begin Data lines

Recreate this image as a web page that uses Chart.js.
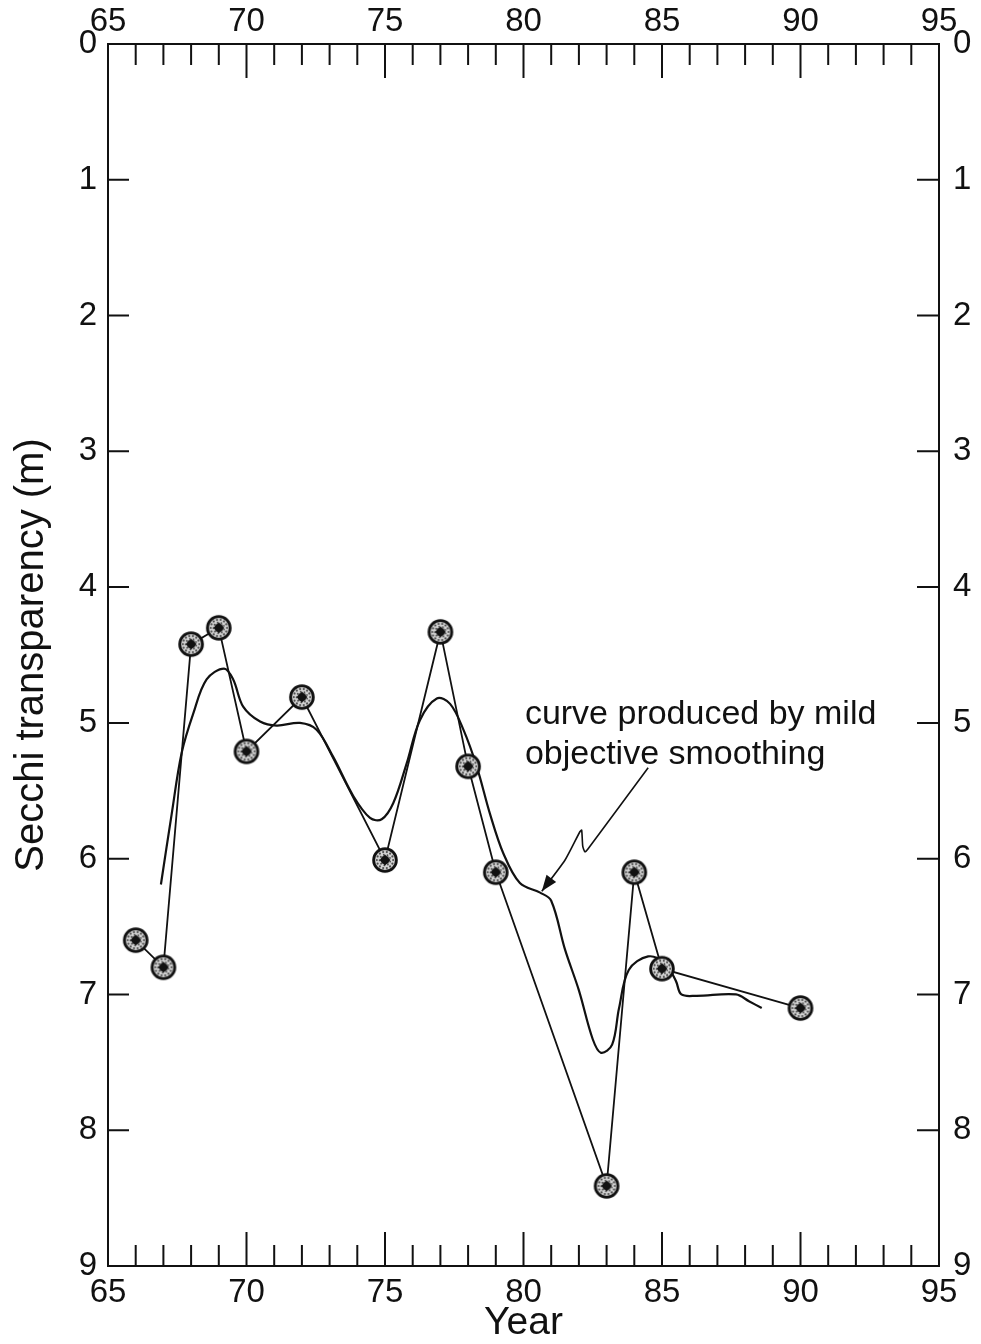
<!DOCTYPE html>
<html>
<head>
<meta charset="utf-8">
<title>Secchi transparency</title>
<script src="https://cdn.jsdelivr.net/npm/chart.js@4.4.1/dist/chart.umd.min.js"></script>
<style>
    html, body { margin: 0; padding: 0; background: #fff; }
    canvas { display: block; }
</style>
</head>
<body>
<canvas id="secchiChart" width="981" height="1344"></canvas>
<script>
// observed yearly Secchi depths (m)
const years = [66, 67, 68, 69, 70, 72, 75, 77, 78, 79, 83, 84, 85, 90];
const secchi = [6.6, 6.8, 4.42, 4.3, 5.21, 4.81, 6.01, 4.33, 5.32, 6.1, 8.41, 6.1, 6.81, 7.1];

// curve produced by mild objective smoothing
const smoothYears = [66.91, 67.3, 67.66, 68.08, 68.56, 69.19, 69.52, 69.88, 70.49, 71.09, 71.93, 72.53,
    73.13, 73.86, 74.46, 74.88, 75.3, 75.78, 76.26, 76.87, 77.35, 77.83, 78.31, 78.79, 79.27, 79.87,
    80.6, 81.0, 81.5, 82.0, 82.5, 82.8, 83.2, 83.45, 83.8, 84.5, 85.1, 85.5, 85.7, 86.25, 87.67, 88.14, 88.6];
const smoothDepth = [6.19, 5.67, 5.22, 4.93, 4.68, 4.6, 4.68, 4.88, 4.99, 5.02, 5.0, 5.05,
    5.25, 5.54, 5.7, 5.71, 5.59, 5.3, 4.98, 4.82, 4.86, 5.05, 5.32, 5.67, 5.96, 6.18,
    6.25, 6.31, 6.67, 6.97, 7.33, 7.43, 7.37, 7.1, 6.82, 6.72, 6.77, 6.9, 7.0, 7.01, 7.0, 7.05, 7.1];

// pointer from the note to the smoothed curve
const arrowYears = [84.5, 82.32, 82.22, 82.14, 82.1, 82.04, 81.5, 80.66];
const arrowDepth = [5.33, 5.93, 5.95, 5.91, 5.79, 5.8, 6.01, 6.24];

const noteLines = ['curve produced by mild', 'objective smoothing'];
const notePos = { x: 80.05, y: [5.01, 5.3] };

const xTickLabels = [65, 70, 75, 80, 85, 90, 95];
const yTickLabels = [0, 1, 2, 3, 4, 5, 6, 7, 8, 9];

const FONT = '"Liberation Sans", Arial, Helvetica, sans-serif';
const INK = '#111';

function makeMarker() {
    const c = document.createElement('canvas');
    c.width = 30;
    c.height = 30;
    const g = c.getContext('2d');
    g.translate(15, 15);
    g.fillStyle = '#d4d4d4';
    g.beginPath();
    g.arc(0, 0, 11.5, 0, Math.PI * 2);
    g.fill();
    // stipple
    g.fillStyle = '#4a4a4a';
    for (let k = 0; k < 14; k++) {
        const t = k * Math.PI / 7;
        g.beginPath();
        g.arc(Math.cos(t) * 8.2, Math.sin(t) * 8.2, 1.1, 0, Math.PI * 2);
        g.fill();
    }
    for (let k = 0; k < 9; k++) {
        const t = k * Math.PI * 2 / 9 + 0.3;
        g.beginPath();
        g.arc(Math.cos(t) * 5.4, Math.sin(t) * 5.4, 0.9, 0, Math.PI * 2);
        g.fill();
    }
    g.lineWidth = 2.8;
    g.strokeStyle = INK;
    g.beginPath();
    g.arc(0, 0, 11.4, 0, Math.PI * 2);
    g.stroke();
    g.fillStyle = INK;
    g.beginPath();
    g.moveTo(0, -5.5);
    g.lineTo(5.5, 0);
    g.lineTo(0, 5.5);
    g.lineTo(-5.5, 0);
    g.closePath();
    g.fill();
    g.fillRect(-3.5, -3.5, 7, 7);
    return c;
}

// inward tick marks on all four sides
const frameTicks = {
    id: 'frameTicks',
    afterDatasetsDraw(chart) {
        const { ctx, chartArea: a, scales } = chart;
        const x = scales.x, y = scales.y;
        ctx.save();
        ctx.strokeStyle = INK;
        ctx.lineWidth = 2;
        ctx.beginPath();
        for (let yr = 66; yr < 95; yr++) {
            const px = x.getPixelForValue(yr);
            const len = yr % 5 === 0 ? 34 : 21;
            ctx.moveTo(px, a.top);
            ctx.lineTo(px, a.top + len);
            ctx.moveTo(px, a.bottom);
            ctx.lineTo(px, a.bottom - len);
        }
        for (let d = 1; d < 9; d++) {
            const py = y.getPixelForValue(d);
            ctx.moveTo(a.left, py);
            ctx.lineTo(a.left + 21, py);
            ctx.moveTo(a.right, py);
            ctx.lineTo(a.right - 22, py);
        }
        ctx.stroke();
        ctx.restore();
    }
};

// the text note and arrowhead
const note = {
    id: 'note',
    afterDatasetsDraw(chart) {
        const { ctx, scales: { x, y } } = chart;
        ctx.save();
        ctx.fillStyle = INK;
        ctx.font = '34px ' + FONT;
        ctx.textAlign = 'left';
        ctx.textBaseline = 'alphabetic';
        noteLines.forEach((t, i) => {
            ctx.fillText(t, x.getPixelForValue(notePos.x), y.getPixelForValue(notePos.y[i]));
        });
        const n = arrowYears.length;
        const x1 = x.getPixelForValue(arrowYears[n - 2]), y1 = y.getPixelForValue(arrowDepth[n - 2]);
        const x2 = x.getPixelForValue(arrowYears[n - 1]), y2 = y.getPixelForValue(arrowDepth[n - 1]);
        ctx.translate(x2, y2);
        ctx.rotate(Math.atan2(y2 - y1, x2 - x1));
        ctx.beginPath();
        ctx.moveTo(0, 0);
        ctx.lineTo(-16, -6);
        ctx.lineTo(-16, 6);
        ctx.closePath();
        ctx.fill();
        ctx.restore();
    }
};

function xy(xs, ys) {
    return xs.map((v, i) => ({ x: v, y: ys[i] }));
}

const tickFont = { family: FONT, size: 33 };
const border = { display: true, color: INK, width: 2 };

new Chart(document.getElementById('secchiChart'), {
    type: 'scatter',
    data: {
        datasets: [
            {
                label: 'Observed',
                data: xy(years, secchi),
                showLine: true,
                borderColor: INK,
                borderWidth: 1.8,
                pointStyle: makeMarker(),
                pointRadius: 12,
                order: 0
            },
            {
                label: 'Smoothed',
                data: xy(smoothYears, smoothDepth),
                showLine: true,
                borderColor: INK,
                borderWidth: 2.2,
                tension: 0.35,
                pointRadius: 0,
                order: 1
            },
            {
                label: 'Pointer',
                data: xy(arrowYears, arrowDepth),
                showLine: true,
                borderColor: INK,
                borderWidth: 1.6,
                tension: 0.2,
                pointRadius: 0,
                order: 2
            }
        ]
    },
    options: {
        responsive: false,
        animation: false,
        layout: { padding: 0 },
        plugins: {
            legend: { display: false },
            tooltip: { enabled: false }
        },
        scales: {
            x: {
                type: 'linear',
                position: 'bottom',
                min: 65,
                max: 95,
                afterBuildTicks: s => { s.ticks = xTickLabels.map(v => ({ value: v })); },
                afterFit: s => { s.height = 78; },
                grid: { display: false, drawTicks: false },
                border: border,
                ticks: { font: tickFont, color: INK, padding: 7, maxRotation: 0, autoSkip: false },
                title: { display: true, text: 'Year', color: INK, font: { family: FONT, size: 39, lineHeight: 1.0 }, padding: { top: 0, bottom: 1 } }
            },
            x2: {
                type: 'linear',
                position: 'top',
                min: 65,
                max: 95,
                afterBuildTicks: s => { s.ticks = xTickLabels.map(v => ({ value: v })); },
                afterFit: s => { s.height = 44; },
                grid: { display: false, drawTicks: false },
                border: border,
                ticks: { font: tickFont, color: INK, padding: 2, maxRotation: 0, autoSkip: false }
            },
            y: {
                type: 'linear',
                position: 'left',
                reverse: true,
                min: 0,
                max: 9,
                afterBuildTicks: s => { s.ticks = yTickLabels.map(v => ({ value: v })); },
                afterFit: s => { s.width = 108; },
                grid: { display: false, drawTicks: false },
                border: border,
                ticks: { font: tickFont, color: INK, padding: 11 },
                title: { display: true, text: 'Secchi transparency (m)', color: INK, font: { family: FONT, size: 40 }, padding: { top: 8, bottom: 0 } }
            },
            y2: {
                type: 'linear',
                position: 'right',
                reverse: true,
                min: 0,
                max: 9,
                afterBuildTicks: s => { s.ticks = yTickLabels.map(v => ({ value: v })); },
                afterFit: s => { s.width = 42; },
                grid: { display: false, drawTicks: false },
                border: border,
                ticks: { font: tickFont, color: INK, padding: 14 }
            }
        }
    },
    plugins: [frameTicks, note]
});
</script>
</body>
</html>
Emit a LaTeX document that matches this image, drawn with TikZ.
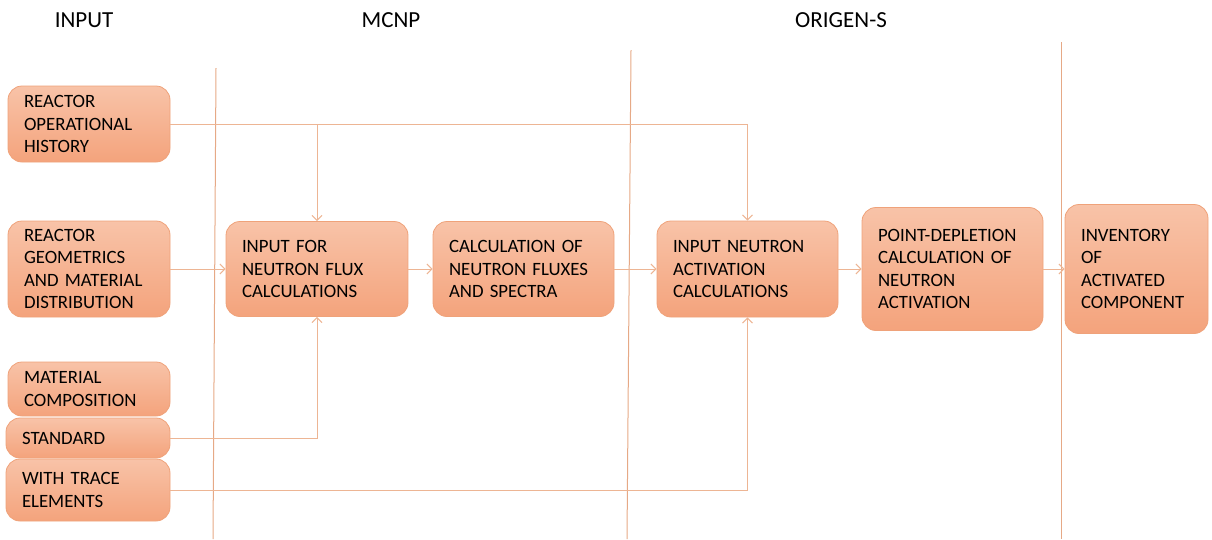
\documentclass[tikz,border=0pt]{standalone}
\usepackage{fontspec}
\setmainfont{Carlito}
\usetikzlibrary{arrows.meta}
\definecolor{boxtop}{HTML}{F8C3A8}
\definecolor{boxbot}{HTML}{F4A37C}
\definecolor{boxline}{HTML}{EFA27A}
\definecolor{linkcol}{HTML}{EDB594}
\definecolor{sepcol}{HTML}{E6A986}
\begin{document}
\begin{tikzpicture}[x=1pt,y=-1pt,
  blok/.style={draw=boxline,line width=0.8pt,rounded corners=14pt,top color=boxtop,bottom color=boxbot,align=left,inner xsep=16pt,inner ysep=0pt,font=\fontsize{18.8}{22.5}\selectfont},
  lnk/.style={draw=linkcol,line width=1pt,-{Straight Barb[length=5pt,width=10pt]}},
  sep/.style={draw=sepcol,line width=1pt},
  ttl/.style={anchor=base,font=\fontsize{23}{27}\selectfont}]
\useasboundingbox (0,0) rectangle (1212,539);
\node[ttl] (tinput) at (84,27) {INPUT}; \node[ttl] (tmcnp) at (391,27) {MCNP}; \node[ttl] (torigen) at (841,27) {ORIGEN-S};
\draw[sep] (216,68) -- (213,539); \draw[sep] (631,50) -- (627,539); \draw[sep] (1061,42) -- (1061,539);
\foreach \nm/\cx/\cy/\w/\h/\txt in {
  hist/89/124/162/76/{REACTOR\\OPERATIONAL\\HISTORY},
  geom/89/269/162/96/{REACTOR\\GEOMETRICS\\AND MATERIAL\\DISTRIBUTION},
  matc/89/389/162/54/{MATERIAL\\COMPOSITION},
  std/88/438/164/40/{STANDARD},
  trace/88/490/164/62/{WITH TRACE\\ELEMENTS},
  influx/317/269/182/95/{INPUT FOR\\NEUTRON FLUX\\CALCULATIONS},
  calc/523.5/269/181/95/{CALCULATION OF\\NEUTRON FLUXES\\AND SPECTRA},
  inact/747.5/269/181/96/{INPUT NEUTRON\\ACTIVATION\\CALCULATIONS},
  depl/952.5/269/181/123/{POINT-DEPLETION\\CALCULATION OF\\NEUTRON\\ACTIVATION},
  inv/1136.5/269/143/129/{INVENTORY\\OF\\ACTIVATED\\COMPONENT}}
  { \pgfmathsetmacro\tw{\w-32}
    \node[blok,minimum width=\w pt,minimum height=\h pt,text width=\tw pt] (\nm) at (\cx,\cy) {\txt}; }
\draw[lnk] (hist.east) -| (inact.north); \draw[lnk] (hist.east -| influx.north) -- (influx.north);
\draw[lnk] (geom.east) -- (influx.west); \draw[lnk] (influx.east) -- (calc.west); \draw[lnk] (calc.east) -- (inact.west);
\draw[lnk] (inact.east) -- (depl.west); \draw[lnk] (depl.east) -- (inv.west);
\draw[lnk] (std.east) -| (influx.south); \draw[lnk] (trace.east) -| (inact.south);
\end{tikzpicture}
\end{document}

end Data lines

Copy, from the material, each line that holds the string "this".

*Correct result*:
Recreate this image as a web page that uses Chart.js.
Emit a LaTeX document that matches this image, drawn with TikZ.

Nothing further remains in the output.